Is variant of $\arccos$ analytic?

Question

If you look at the plot of the function $f(x):=\arccos(1-x^2)$ on $[0,1]$ then it almost looks as if this function would be perfectly smooth and could be extended smoothly through $0.$

But if you plot the function on $[-1,1]$ you immediately see that this function cannot be differentiable at $0.$

On the other hand, if you then define $g(x):=\arccos(1-x^2)$ for $x \ge 0$ and $g(x)=-\arccos(1-x^2)$ then it looks as if the function has become smooth.

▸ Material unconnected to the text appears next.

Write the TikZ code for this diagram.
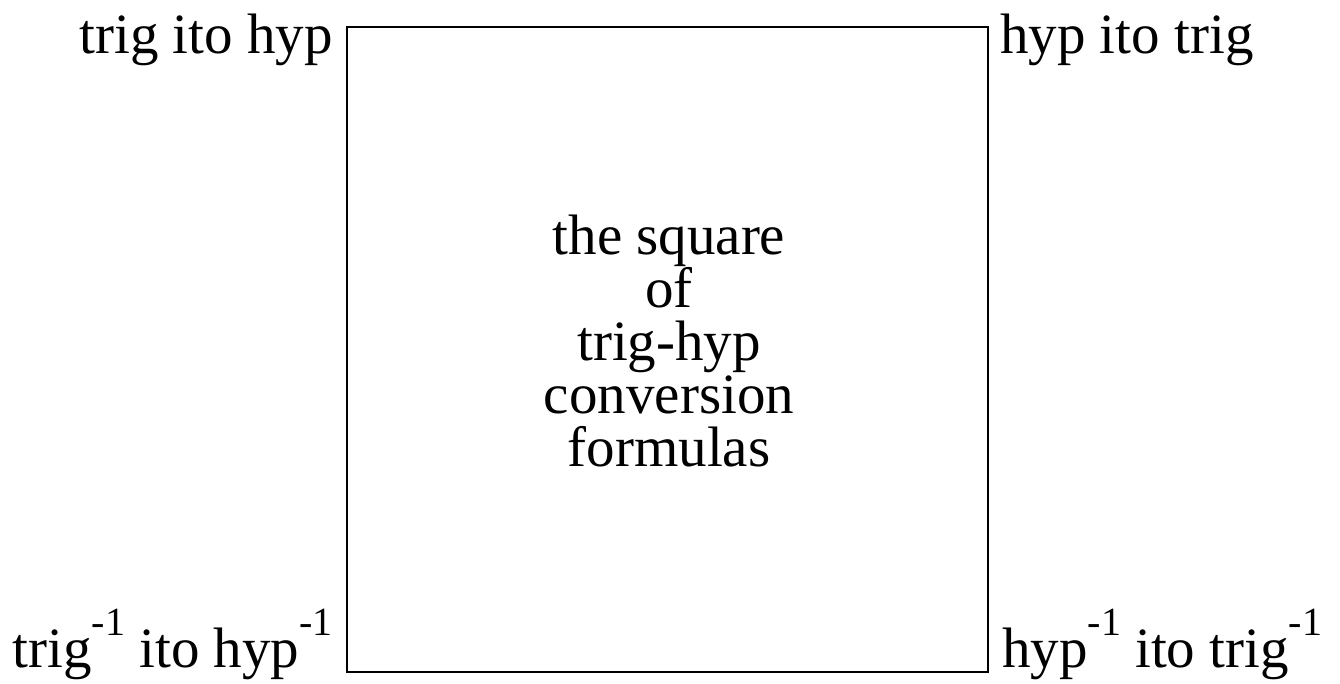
\documentclass[tikz,border=0pt]{standalone}
\usepackage{fontspec}
\setmainfont{Liberation Serif}
\usetikzlibrary{positioning}
\tikzset{
  sqframe/.style={draw=black, line width=2pt, minimum width=641pt, minimum height=645pt, inner sep=0pt},
  sqlabel/.style={font=\fontsize{57}{53}\selectfont, inner sep=0pt},
  sqtitle/.style={sqlabel, align=center}
}
\newcommand{\inv}{\raisebox{32pt}{\fontsize{40}{40}\selectfont -1}}

\begin{document}
\begin{tikzpicture}[x=1pt, y=1pt]
\useasboundingbox (0,0) rectangle (1340,-683);
\node[sqframe] (sq) at (667.5,-349.5) {};
\node[sqtitle] (title) at (669,-341) {the square\\of\\trig-hyp\\conversion\\formulas};
\node[sqlabel, anchor=base east] (tl) at (333,-53) {trig ito hyp};
\node[sqlabel, anchor=base west] (tr) at (1000,-53) {hyp ito trig};
\node[sqlabel, anchor=base east] (bl) at (333,-667) {trig\inv{} ito hyp\inv};
\node[sqlabel, anchor=base west] (br) at (1002,-667) {hyp\inv{} ito trig\inv};
\end{tikzpicture}
\end{document}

Now obviously $\arccos(x)$ does not have a Taylor expansion at $x=-1,$ but $\arccos(1-x^2)$ is a perfect function around $x=0.$

My question is now: Is this function $g$ even analytic, i.e. can it be expanded in a power series around $x=0$?

Answer 1

$$ y=\arccos(1-x^2)\\ \cos(y)=1-x^2\\ x^2=1-\cos(y)=2\sin^2(y/2)\\ y=2\arcsin(|x|/\sqrt2) $$ In this more simplified form you can see where the kink comes from and how to continue the part over the positive half axis into a smooth function around $x=0$.

Answer 2

For $x\ne0$, the derivative of the initial function is

$$(\arccos(1-x^2))'=\frac{2x}{\sqrt{1-(1-x^2)^2}}=\frac{2x}{\sqrt{2x^2-x^4}}=\frac{2x}{|x|\sqrt{2-x^2}}=\frac{2\text{ sgn}(x)}{\sqrt{2-x^2}},$$ which is discontinuous at $x=0$.

You indeed restore continuity at $0$ by multiplying by $\text{sgn}(x)$.

The Taylor development can be established using the generalized binomial formula,

$$\frac1{\sqrt2}f'(x)=\left(1-\frac{x^2}2\right)^{-1/2}=1+\frac{x^2}4-\frac{3x^4}8+\frac{5x^6}{16}-\cdots$$ followed by term-wise integration.